Required task: Carry none of the pictures over; set down the material below exactly.

** start of Given material **

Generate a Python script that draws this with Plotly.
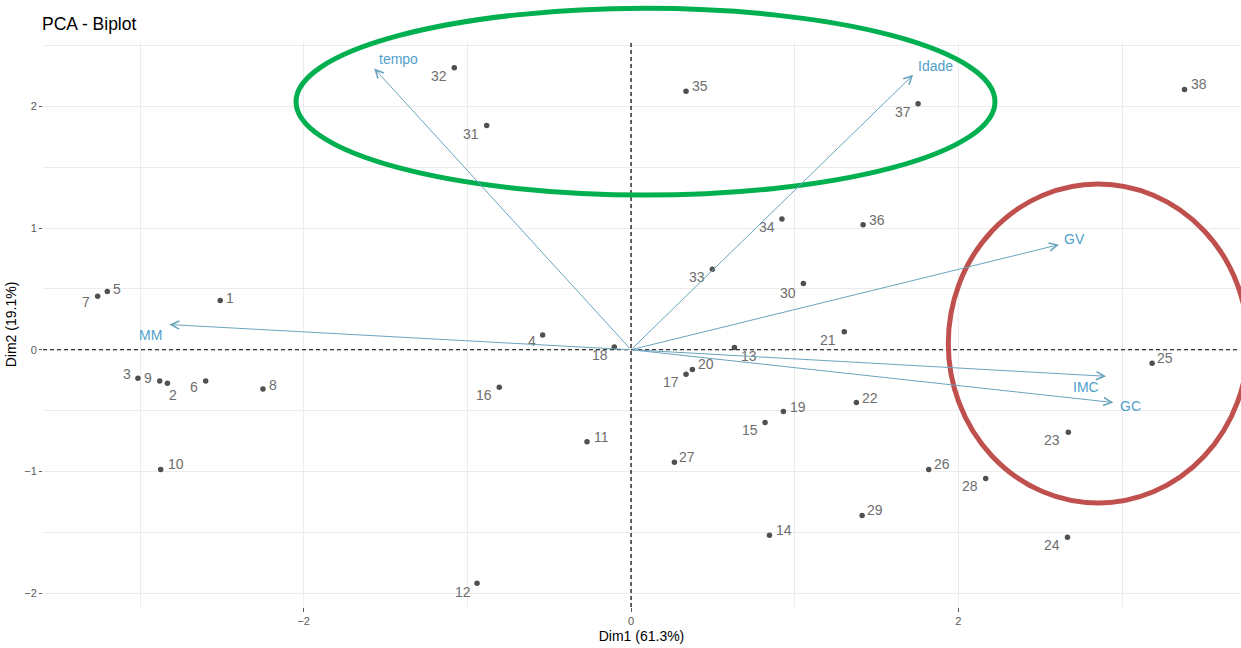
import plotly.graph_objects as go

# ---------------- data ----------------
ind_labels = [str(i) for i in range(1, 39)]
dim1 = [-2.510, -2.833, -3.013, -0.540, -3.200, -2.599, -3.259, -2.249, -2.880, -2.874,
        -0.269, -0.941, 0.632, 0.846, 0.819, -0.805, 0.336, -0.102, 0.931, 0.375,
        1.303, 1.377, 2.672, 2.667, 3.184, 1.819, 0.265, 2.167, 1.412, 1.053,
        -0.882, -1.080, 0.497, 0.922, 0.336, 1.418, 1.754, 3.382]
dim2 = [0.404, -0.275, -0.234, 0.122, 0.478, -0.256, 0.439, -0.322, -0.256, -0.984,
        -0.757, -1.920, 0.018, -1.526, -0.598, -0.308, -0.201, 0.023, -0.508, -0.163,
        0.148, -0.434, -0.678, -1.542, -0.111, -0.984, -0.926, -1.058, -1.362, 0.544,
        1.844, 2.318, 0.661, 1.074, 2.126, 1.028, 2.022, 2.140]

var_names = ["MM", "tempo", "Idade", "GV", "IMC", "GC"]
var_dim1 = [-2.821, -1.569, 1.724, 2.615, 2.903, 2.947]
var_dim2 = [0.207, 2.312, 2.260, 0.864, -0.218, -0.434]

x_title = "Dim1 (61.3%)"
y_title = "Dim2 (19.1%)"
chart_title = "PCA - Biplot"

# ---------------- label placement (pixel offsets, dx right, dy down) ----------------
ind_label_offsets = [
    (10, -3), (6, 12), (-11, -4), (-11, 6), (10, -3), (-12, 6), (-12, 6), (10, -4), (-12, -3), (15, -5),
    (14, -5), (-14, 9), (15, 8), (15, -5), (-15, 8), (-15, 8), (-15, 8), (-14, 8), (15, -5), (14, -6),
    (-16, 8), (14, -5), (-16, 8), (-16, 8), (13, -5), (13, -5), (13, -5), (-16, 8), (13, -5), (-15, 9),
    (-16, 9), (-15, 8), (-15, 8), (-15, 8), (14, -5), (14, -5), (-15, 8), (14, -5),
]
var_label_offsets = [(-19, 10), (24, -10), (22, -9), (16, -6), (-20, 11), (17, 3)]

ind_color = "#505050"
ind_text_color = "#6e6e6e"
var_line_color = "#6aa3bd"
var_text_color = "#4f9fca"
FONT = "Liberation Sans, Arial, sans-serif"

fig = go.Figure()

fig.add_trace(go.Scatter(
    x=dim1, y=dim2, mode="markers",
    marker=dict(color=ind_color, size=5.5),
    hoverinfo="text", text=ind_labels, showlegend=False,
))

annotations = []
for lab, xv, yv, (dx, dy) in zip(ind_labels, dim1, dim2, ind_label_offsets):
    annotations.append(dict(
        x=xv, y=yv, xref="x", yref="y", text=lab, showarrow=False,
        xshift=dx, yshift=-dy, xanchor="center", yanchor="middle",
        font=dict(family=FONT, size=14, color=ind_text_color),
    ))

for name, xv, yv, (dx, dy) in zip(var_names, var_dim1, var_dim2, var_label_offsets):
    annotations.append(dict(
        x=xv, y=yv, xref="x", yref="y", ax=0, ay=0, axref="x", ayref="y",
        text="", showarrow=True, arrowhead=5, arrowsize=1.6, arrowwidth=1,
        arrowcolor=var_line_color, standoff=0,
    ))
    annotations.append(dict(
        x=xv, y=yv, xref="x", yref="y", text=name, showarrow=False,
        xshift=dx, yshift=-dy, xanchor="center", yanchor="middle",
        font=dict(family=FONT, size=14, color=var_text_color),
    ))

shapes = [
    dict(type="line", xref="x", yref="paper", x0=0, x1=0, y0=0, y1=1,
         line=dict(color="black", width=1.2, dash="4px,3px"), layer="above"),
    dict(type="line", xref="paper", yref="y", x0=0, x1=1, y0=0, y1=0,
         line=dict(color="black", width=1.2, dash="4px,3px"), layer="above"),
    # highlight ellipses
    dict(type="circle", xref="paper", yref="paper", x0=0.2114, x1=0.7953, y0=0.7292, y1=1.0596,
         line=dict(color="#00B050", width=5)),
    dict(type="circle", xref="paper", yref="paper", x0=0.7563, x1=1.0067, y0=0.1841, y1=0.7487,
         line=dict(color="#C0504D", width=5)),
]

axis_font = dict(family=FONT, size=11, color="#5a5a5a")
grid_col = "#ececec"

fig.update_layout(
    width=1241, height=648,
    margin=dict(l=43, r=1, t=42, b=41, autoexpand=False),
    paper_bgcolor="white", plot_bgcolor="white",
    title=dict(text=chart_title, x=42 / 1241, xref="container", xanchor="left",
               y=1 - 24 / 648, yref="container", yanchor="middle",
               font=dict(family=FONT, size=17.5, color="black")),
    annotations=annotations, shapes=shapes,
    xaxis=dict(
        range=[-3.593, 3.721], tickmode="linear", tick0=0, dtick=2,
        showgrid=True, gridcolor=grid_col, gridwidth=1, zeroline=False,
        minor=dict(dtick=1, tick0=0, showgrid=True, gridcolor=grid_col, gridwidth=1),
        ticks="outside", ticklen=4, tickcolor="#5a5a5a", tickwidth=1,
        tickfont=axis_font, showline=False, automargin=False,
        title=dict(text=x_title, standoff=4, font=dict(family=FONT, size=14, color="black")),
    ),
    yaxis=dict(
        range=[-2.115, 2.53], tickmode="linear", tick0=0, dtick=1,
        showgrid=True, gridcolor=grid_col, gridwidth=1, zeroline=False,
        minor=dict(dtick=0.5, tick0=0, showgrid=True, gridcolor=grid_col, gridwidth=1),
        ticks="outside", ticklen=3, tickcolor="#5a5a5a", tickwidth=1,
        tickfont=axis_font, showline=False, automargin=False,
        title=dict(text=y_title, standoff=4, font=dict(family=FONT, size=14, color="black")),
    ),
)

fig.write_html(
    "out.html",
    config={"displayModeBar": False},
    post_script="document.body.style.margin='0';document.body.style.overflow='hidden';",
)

** end of Given material **

Result for this exercise:
Generate a Python script that draws this with Plotly.
import plotly.graph_objects as go

# ---------------- data ----------------
ind_labels = [str(i) for i in range(1, 39)]
dim1 = [-2.510, -2.833, -3.013, -0.540, -3.200, -2.599, -3.259, -2.249, -2.880, -2.874,
        -0.269, -0.941, 0.632, 0.846, 0.819, -0.805, 0.336, -0.102, 0.931, 0.375,
        1.303, 1.377, 2.672, 2.667, 3.184, 1.819, 0.265, 2.167, 1.412, 1.053,
        -0.882, -1.080, 0.497, 0.922, 0.336, 1.418, 1.754, 3.382]
dim2 = [0.404, -0.275, -0.234, 0.122, 0.478, -0.256, 0.439, -0.322, -0.256, -0.984,
        -0.757, -1.920, 0.018, -1.526, -0.598, -0.308, -0.201, 0.023, -0.508, -0.163,
        0.148, -0.434, -0.678, -1.542, -0.111, -0.984, -0.926, -1.058, -1.362, 0.544,
        1.844, 2.318, 0.661, 1.074, 2.126, 1.028, 2.022, 2.140]

var_names = ["MM", "tempo", "Idade", "GV", "IMC", "GC"]
var_dim1 = [-2.821, -1.569, 1.724, 2.615, 2.903, 2.947]
var_dim2 = [0.207, 2.312, 2.260, 0.864, -0.218, -0.434]

x_title = "Dim1 (61.3%)"
y_title = "Dim2 (19.1%)"
chart_title = "PCA - Biplot"

# ---------------- label placement (pixel offsets, dx right, dy down) ----------------
ind_label_offsets = [
    (10, -3), (6, 12), (-11, -4), (-11, 6), (10, -3), (-12, 6), (-12, 6), (10, -4), (-12, -3), (15, -5),
    (14, -5), (-14, 9), (15, 8), (15, -5), (-15, 8), (-15, 8), (-15, 8), (-14, 8), (15, -5), (14, -6),
    (-16, 8), (14, -5), (-16, 8), (-16, 8), (13, -5), (13, -5), (13, -5), (-16, 8), (13, -5), (-15, 9),
    (-16, 9), (-15, 8), (-15, 8), (-15, 8), (14, -5), (14, -5), (-15, 8), (14, -5),
]
var_label_offsets = [(-19, 10), (24, -10), (22, -9), (16, -6), (-20, 11), (17, 3)]

ind_color = "#505050"
ind_text_color = "#6e6e6e"
var_line_color = "#6aa3bd"
var_text_color = "#4f9fca"
FONT = "Liberation Sans, Arial, sans-serif"

fig = go.Figure()

fig.add_trace(go.Scatter(
    x=dim1, y=dim2, mode="markers",
    marker=dict(color=ind_color, size=5.5),
    hoverinfo="text", text=ind_labels, showlegend=False,
))

annotations = []
for lab, xv, yv, (dx, dy) in zip(ind_labels, dim1, dim2, ind_label_offsets):
    annotations.append(dict(
        x=xv, y=yv, xref="x", yref="y", text=lab, showarrow=False,
        xshift=dx, yshift=-dy, xanchor="center", yanchor="middle",
        font=dict(family=FONT, size=14, color=ind_text_color),
    ))

for name, xv, yv, (dx, dy) in zip(var_names, var_dim1, var_dim2, var_label_offsets):
    annotations.append(dict(
        x=xv, y=yv, xref="x", yref="y", ax=0, ay=0, axref="x", ayref="y",
        text="", showarrow=True, arrowhead=5, arrowsize=1.6, arrowwidth=1,
        arrowcolor=var_line_color, standoff=0,
    ))
    annotations.append(dict(
        x=xv, y=yv, xref="x", yref="y", text=name, showarrow=False,
        xshift=dx, yshift=-dy, xanchor="center", yanchor="middle",
        font=dict(family=FONT, size=14, color=var_text_color),
    ))

shapes = [
    dict(type="line", xref="x", yref="paper", x0=0, x1=0, y0=0, y1=1,
         line=dict(color="black", width=1.2, dash="4px,3px"), layer="above"),
    dict(type="line", xref="paper", yref="y", x0=0, x1=1, y0=0, y1=0,
         line=dict(color="black", width=1.2, dash="4px,3px"), layer="above"),
    # highlight ellipses
    dict(type="circle", xref="paper", yref="paper", x0=0.2114, x1=0.7953, y0=0.7292, y1=1.0596,
         line=dict(color="#00B050", width=5)),
    dict(type="circle", xref="paper", yref="paper", x0=0.7563, x1=1.0067, y0=0.1841, y1=0.7487,
         line=dict(color="#C0504D", width=5)),
]

axis_font = dict(family=FONT, size=11, color="#5a5a5a")
grid_col = "#ececec"

fig.update_layout(
    width=1241, height=648,
    margin=dict(l=43, r=1, t=42, b=41, autoexpand=False),
    paper_bgcolor="white", plot_bgcolor="white",
    title=dict(text=chart_title, x=42 / 1241, xref="container", xanchor="left",
               y=1 - 24 / 648, yref="container", yanchor="middle",
               font=dict(family=FONT, size=17.5, color="black")),
    annotations=annotations, shapes=shapes,
    xaxis=dict(
        range=[-3.593, 3.721], tickmode="linear", tick0=0, dtick=2,
        showgrid=True, gridcolor=grid_col, gridwidth=1, zeroline=False,
        minor=dict(dtick=1, tick0=0, showgrid=True, gridcolor=grid_col, gridwidth=1),
        ticks="outside", ticklen=4, tickcolor="#5a5a5a", tickwidth=1,
        tickfont=axis_font, showline=False, automargin=False,
        title=dict(text=x_title, standoff=4, font=dict(family=FONT, size=14, color="black")),
    ),
    yaxis=dict(
        range=[-2.115, 2.53], tickmode="linear", tick0=0, dtick=1,
        showgrid=True, gridcolor=grid_col, gridwidth=1, zeroline=False,
        minor=dict(dtick=0.5, tick0=0, showgrid=True, gridcolor=grid_col, gridwidth=1),
        ticks="outside", ticklen=3, tickcolor="#5a5a5a", tickwidth=1,
        tickfont=axis_font, showline=False, automargin=False,
        title=dict(text=y_title, standoff=4, font=dict(family=FONT, size=14, color="black")),
    ),
)

fig.write_html(
    "out.html",
    config={"displayModeBar": False},
    post_script="document.body.style.margin='0';document.body.style.overflow='hidden';",
)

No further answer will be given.